Your goal: Set down the full listing exactly as given. Any pictures are to be left out.

Data segment:
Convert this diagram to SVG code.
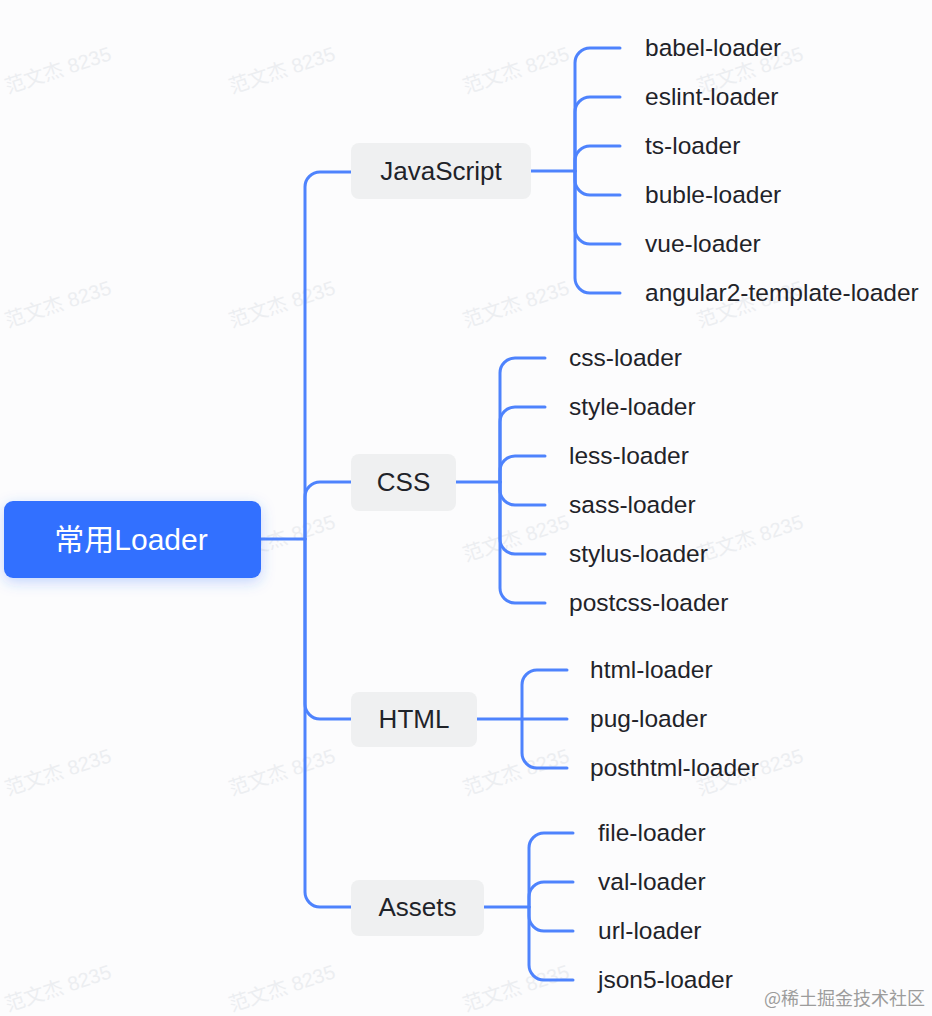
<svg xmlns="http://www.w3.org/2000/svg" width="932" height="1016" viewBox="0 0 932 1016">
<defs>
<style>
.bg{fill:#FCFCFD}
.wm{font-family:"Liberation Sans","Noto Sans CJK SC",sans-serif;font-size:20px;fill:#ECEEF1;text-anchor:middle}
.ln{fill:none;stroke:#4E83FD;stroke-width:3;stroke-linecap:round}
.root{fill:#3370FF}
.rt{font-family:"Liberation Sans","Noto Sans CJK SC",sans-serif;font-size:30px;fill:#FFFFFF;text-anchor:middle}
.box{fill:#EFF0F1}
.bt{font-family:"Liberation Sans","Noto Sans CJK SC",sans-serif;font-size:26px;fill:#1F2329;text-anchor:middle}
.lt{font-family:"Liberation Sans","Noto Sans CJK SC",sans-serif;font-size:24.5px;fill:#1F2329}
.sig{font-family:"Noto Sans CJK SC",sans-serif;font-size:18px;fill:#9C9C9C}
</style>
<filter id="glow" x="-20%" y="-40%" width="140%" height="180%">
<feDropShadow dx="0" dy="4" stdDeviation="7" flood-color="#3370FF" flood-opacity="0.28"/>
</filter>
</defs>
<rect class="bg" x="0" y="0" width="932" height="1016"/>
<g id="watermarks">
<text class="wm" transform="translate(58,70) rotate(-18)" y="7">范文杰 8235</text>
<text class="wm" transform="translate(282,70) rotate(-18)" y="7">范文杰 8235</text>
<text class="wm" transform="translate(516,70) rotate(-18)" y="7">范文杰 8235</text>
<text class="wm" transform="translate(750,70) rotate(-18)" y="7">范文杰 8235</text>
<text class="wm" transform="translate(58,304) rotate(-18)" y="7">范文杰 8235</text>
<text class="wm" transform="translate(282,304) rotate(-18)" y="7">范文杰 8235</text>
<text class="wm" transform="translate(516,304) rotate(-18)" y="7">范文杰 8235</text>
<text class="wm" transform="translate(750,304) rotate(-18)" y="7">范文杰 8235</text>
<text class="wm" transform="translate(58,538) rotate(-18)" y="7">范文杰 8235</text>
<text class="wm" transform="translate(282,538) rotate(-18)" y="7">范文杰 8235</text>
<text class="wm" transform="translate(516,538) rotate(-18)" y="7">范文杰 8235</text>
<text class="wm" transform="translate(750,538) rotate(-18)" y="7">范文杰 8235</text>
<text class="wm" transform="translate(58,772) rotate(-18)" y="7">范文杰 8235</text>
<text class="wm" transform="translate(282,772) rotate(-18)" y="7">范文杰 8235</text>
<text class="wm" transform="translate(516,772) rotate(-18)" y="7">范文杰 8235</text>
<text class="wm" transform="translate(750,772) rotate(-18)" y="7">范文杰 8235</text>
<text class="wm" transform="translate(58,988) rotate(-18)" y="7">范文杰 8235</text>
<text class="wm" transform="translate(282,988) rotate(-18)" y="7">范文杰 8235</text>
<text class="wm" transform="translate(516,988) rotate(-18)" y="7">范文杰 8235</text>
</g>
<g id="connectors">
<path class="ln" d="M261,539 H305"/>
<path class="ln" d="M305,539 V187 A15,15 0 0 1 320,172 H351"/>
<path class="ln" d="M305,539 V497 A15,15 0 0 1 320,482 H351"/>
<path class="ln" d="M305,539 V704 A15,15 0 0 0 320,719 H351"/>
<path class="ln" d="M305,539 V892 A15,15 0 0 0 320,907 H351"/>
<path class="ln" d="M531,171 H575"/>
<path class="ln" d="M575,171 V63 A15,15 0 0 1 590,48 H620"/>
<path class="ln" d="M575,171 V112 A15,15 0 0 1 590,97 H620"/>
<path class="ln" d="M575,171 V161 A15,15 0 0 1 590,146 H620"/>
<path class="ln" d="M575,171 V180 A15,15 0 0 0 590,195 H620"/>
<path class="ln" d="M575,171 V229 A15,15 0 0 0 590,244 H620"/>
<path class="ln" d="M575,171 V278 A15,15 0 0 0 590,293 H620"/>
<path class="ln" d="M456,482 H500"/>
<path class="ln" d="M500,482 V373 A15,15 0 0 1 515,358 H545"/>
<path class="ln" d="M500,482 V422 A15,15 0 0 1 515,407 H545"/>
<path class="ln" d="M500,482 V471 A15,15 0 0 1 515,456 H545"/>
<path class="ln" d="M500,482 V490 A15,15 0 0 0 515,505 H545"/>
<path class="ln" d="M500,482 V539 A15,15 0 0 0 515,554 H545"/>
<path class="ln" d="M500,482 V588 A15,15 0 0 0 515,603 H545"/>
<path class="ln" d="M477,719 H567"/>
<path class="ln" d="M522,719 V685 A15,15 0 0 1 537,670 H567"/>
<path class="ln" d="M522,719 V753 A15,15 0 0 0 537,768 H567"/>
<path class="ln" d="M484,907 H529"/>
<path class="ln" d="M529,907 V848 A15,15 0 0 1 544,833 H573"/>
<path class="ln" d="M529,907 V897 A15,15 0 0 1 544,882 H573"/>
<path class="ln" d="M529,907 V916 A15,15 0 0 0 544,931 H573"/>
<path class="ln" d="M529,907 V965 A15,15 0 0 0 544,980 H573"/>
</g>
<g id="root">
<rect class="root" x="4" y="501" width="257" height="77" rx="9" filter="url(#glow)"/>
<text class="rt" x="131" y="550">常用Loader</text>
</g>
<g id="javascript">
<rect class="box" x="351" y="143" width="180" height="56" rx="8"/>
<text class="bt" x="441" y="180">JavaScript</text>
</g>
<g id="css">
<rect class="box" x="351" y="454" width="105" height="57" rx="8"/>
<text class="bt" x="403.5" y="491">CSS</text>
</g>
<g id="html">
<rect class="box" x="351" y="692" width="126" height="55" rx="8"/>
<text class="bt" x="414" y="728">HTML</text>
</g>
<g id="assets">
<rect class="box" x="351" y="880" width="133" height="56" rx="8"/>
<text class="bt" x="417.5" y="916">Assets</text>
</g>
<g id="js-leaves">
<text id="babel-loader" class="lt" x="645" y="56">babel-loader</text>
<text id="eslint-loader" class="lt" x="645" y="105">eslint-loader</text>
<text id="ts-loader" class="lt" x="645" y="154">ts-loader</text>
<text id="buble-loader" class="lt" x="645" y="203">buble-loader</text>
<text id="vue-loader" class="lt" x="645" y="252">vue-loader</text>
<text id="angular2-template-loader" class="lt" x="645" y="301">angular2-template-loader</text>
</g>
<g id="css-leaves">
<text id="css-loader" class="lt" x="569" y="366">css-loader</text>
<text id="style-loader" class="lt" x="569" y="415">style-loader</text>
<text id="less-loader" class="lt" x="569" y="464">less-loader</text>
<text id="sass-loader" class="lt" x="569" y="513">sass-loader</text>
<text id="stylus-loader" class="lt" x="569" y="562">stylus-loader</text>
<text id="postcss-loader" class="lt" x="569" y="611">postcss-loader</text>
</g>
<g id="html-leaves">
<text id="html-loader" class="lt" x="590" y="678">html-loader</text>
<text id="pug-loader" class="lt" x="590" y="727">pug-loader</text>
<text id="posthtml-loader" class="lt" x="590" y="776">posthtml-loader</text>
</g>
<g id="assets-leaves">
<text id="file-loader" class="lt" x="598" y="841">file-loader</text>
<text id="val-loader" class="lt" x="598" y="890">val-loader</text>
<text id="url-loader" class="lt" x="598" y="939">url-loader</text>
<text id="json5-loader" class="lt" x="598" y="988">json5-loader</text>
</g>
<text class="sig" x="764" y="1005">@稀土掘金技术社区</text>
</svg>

Reply:
Convert this diagram to SVG code.
<svg xmlns="http://www.w3.org/2000/svg" width="932" height="1016" viewBox="0 0 932 1016">
<defs>
<style>
.bg{fill:#FCFCFD}
.wm{font-family:"Liberation Sans","Noto Sans CJK SC",sans-serif;font-size:20px;fill:#ECEEF1;text-anchor:middle}
.ln{fill:none;stroke:#4E83FD;stroke-width:3;stroke-linecap:round}
.root{fill:#3370FF}
.rt{font-family:"Liberation Sans","Noto Sans CJK SC",sans-serif;font-size:30px;fill:#FFFFFF;text-anchor:middle}
.box{fill:#EFF0F1}
.bt{font-family:"Liberation Sans","Noto Sans CJK SC",sans-serif;font-size:26px;fill:#1F2329;text-anchor:middle}
.lt{font-family:"Liberation Sans","Noto Sans CJK SC",sans-serif;font-size:24.5px;fill:#1F2329}
.sig{font-family:"Noto Sans CJK SC",sans-serif;font-size:18px;fill:#9C9C9C}
</style>
<filter id="glow" x="-20%" y="-40%" width="140%" height="180%">
<feDropShadow dx="0" dy="4" stdDeviation="7" flood-color="#3370FF" flood-opacity="0.28"/>
</filter>
</defs>
<rect class="bg" x="0" y="0" width="932" height="1016"/>
<g id="watermarks">
<text class="wm" transform="translate(58,70) rotate(-18)" y="7">范文杰 8235</text>
<text class="wm" transform="translate(282,70) rotate(-18)" y="7">范文杰 8235</text>
<text class="wm" transform="translate(516,70) rotate(-18)" y="7">范文杰 8235</text>
<text class="wm" transform="translate(750,70) rotate(-18)" y="7">范文杰 8235</text>
<text class="wm" transform="translate(58,304) rotate(-18)" y="7">范文杰 8235</text>
<text class="wm" transform="translate(282,304) rotate(-18)" y="7">范文杰 8235</text>
<text class="wm" transform="translate(516,304) rotate(-18)" y="7">范文杰 8235</text>
<text class="wm" transform="translate(750,304) rotate(-18)" y="7">范文杰 8235</text>
<text class="wm" transform="translate(58,538) rotate(-18)" y="7">范文杰 8235</text>
<text class="wm" transform="translate(282,538) rotate(-18)" y="7">范文杰 8235</text>
<text class="wm" transform="translate(516,538) rotate(-18)" y="7">范文杰 8235</text>
<text class="wm" transform="translate(750,538) rotate(-18)" y="7">范文杰 8235</text>
<text class="wm" transform="translate(58,772) rotate(-18)" y="7">范文杰 8235</text>
<text class="wm" transform="translate(282,772) rotate(-18)" y="7">范文杰 8235</text>
<text class="wm" transform="translate(516,772) rotate(-18)" y="7">范文杰 8235</text>
<text class="wm" transform="translate(750,772) rotate(-18)" y="7">范文杰 8235</text>
<text class="wm" transform="translate(58,988) rotate(-18)" y="7">范文杰 8235</text>
<text class="wm" transform="translate(282,988) rotate(-18)" y="7">范文杰 8235</text>
<text class="wm" transform="translate(516,988) rotate(-18)" y="7">范文杰 8235</text>
</g>
<g id="connectors">
<path class="ln" d="M261,539 H305"/>
<path class="ln" d="M305,539 V187 A15,15 0 0 1 320,172 H351"/>
<path class="ln" d="M305,539 V497 A15,15 0 0 1 320,482 H351"/>
<path class="ln" d="M305,539 V704 A15,15 0 0 0 320,719 H351"/>
<path class="ln" d="M305,539 V892 A15,15 0 0 0 320,907 H351"/>
<path class="ln" d="M531,171 H575"/>
<path class="ln" d="M575,171 V63 A15,15 0 0 1 590,48 H620"/>
<path class="ln" d="M575,171 V112 A15,15 0 0 1 590,97 H620"/>
<path class="ln" d="M575,171 V161 A15,15 0 0 1 590,146 H620"/>
<path class="ln" d="M575,171 V180 A15,15 0 0 0 590,195 H620"/>
<path class="ln" d="M575,171 V229 A15,15 0 0 0 590,244 H620"/>
<path class="ln" d="M575,171 V278 A15,15 0 0 0 590,293 H620"/>
<path class="ln" d="M456,482 H500"/>
<path class="ln" d="M500,482 V373 A15,15 0 0 1 515,358 H545"/>
<path class="ln" d="M500,482 V422 A15,15 0 0 1 515,407 H545"/>
<path class="ln" d="M500,482 V471 A15,15 0 0 1 515,456 H545"/>
<path class="ln" d="M500,482 V490 A15,15 0 0 0 515,505 H545"/>
<path class="ln" d="M500,482 V539 A15,15 0 0 0 515,554 H545"/>
<path class="ln" d="M500,482 V588 A15,15 0 0 0 515,603 H545"/>
<path class="ln" d="M477,719 H567"/>
<path class="ln" d="M522,719 V685 A15,15 0 0 1 537,670 H567"/>
<path class="ln" d="M522,719 V753 A15,15 0 0 0 537,768 H567"/>
<path class="ln" d="M484,907 H529"/>
<path class="ln" d="M529,907 V848 A15,15 0 0 1 544,833 H573"/>
<path class="ln" d="M529,907 V897 A15,15 0 0 1 544,882 H573"/>
<path class="ln" d="M529,907 V916 A15,15 0 0 0 544,931 H573"/>
<path class="ln" d="M529,907 V965 A15,15 0 0 0 544,980 H573"/>
</g>
<g id="root">
<rect class="root" x="4" y="501" width="257" height="77" rx="9" filter="url(#glow)"/>
<text class="rt" x="131" y="550">常用Loader</text>
</g>
<g id="javascript">
<rect class="box" x="351" y="143" width="180" height="56" rx="8"/>
<text class="bt" x="441" y="180">JavaScript</text>
</g>
<g id="css">
<rect class="box" x="351" y="454" width="105" height="57" rx="8"/>
<text class="bt" x="403.5" y="491">CSS</text>
</g>
<g id="html">
<rect class="box" x="351" y="692" width="126" height="55" rx="8"/>
<text class="bt" x="414" y="728">HTML</text>
</g>
<g id="assets">
<rect class="box" x="351" y="880" width="133" height="56" rx="8"/>
<text class="bt" x="417.5" y="916">Assets</text>
</g>
<g id="js-leaves">
<text id="babel-loader" class="lt" x="645" y="56">babel-loader</text>
<text id="eslint-loader" class="lt" x="645" y="105">eslint-loader</text>
<text id="ts-loader" class="lt" x="645" y="154">ts-loader</text>
<text id="buble-loader" class="lt" x="645" y="203">buble-loader</text>
<text id="vue-loader" class="lt" x="645" y="252">vue-loader</text>
<text id="angular2-template-loader" class="lt" x="645" y="301">angular2-template-loader</text>
</g>
<g id="css-leaves">
<text id="css-loader" class="lt" x="569" y="366">css-loader</text>
<text id="style-loader" class="lt" x="569" y="415">style-loader</text>
<text id="less-loader" class="lt" x="569" y="464">less-loader</text>
<text id="sass-loader" class="lt" x="569" y="513">sass-loader</text>
<text id="stylus-loader" class="lt" x="569" y="562">stylus-loader</text>
<text id="postcss-loader" class="lt" x="569" y="611">postcss-loader</text>
</g>
<g id="html-leaves">
<text id="html-loader" class="lt" x="590" y="678">html-loader</text>
<text id="pug-loader" class="lt" x="590" y="727">pug-loader</text>
<text id="posthtml-loader" class="lt" x="590" y="776">posthtml-loader</text>
</g>
<g id="assets-leaves">
<text id="file-loader" class="lt" x="598" y="841">file-loader</text>
<text id="val-loader" class="lt" x="598" y="890">val-loader</text>
<text id="url-loader" class="lt" x="598" y="939">url-loader</text>
<text id="json5-loader" class="lt" x="598" y="988">json5-loader</text>
</g>
<text class="sig" x="764" y="1005">@稀土掘金技术社区</text>
</svg>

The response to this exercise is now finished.